A Trick for Getting Things Done in These Difficult Time

Writers Note: I typically write about museum strategy and marketing. As we all deal with the Covid-19 pandemic, I’m going to write more articles specifically about the current struggles we are all facing. Also, I’m offering free phone advice to all museums through May 1, 2020. To set up a phone call, go to the contact page and send me an email with your name, name of your organization, email address, and phone number.   

Every Museum Director is overwhelmed right now. We are thinking about paying the bills, keeping staff employed, and how long we are going to be closed. The human brain does not process crisis well. As we worry, the amygdala area of the brain takes over, and we go into survival mode similar to what our prehistoric ancestors experienced when they ran into a life-threatening animal.

We need to get back to the higher functioning prefrontal cortex to start making logical plans for the future. While this is not easy, I’m going to give you a quick tip that should help you focus and be more productive during these overwhelming times.

Of all the concerns that are currently burdening you, figure out which one is the most important.

Some of you will know instantly. For others, jot down everything that comes to mind and then assign each one a number. The way to get past the overwhelming burden of the dozens of concerns you are harboring is to focus on one single matter and block out all of the others.

You will find that when you focus your brain on one item, solutions come to mind that otherwise would not have because your brain can focus. The principle is simple. To get to quality solutions, you have to first get to one (and only one) question.

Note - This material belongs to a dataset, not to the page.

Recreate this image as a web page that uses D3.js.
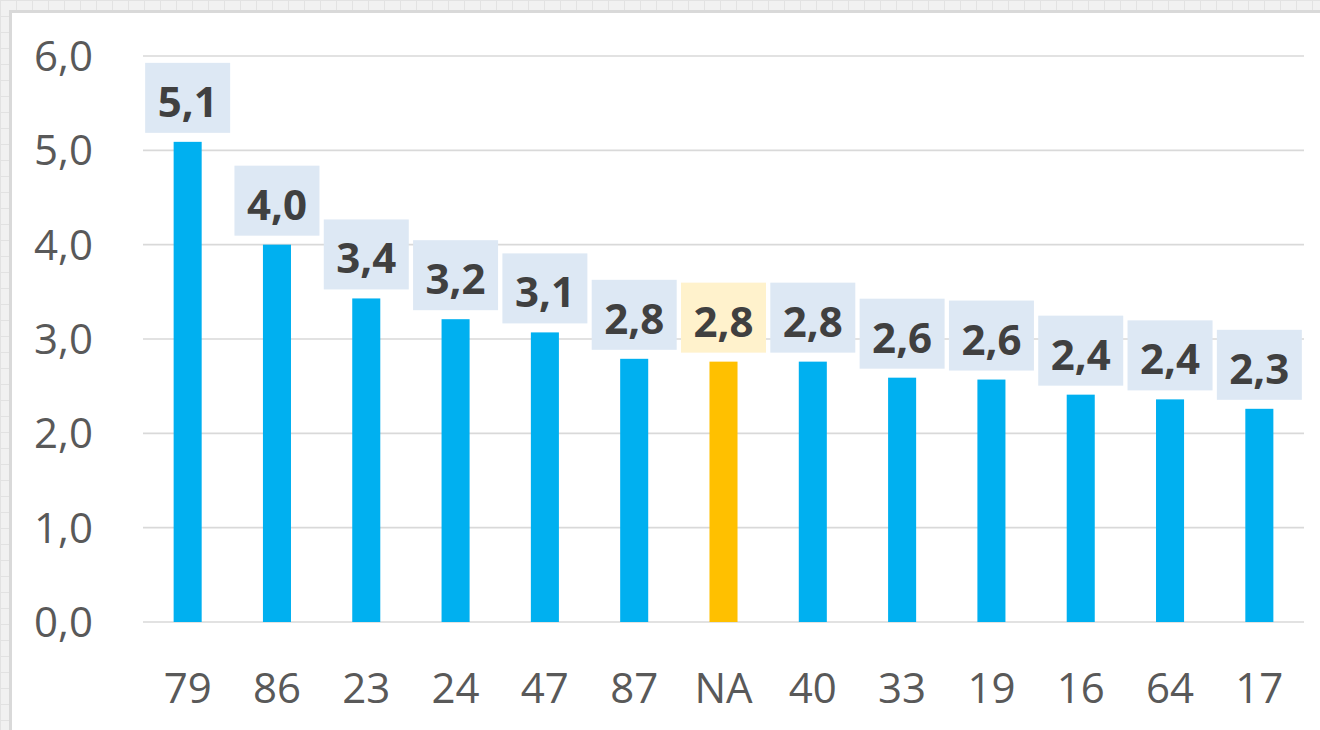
<!DOCTYPE html>
<html>
<head>
<meta charset="utf-8">
<script src="https://cdn.jsdelivr.net/npm/d3@7"></script>
<style>
  html, body { margin: 0; padding: 0; background: #f2f2f2; }
  svg { display: block; }
</style>
</head>
<body>
<svg id="main" width="1320" height="730"></svg>
<script>
const categories = ["79", "86", "23", "24", "47", "87", "NA", "40", "33", "19", "16", "64", "17"];
const values = [5.09, 4.0, 3.43, 3.21, 3.07, 2.79, 2.76, 2.76, 2.59, 2.57, 2.41, 2.36, 2.26];
const labels = ["5,1", "4,0", "3,4", "3,2", "3,1", "2,8", "2,8", "2,8", "2,6", "2,6", "2,4", "2,4", "2,3"];
const yTicks = [0, 1, 2, 3, 4, 5, 6];
const highlight = "NA";

const svg = d3.select("#main");
const font = "'Open Sans', 'Noto Sans', sans-serif";

// spreadsheet cells behind the chart
const defs = svg.append("defs");
const pat = defs.append("pattern")
  .attr("id", "cells").attr("width", 16).attr("height", 16)
  .attr("patternUnits", "userSpaceOnUse");
pat.append("rect").attr("width", 16).attr("height", 16).attr("fill", "#f1f1f1");
pat.append("path").attr("d", "M0,0.5H16M0.5,0V16").attr("stroke", "#e2e2e2").attr("stroke-width", 1);
svg.append("rect").attr("width", 1320).attr("height", 730).attr("fill", "url(#cells)");

// chart area
svg.append("rect").attr("x", 9).attr("y", 10).attr("width", 1320).attr("height", 730)
  .attr("fill", "#d9d9d9");
svg.append("rect").attr("x", 12).attr("y", 13).attr("width", 1320).attr("height", 730)
  .attr("fill", "#ffffff");

const x = d3.scaleBand().domain(categories).range([143, 1304]).paddingInner(0.686).paddingOuter(0.343);
const y = d3.scaleLinear().domain([0, 6]).range([622, 56]);

// gridlines
svg.append("g").selectAll("line")
  .data(yTicks)
  .join("line")
  .attr("x1", 143).attr("x2", 1304)
  .attr("y1", d => y(d)).attr("y2", d => y(d))
  .attr("stroke", "#d9d9d9").attr("stroke-width", 1.6);

// y tick labels
svg.append("g").selectAll("text")
  .data(yTicks)
  .join("text")
  .attr("x", 93).attr("y", d => y(d) + 15)
  .attr("text-anchor", "end")
  .attr("font-family", font).attr("font-size", 42)
  .attr("fill", "#595959")
  .text(d => d3.format(".1f")(d).replace(".", ","));

// x labels
svg.append("g").selectAll("text")
  .data(categories)
  .join("text")
  .attr("x", d => x(d) + x.bandwidth() / 2)
  .attr("y", 703)
  .attr("text-anchor", "middle")
  .attr("font-family", font).attr("font-size", 42)
  .attr("fill", "#595959")
  .text(d => d);

// bars
svg.append("g").selectAll("rect")
  .data(categories)
  .join("rect")
  .attr("x", d => x(d))
  .attr("width", x.bandwidth())
  .attr("y", (d, i) => y(values[i]))
  .attr("height", (d, i) => y(0) - y(values[i]))
  .attr("fill", d => d === highlight ? "#ffc000" : "#00b0f0");

// data labels with boxes
const boxW = 85, boxH = 70;
const lab = svg.append("g").selectAll("g")
  .data(categories)
  .join("g")
  .attr("transform", (d, i) => `translate(${x(d) + x.bandwidth() / 2},${y(values[i]) - 9})`);
lab.append("rect")
  .attr("x", -boxW / 2).attr("y", -boxH)
  .attr("width", boxW).attr("height", boxH)
  .attr("fill", d => d === highlight ? "#fff2cc" : "#dde8f4");
lab.append("text")
  .attr("x", 0).attr("y", -16)
  .attr("text-anchor", "middle")
  .attr("font-family", font).attr("font-size", 42).attr("font-weight", "bold")
  .attr("fill", "#404040")
  .text((d, i) => labels[i]);
</script>
</body>
</html>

Once you figure out which item is most important, do an unedited, free form brainstorm in which you list every possible way you can address the concern. Allow yourself to do this exercise without judging the list.

Just get them all on paper. After you think you have them all, force yourself to come up with five more. When you think you have exhausted this exercise, pick the best three from the list and act on them.

Start your day tomorrow with this simple exercise, and you will be more productive and find new solutions.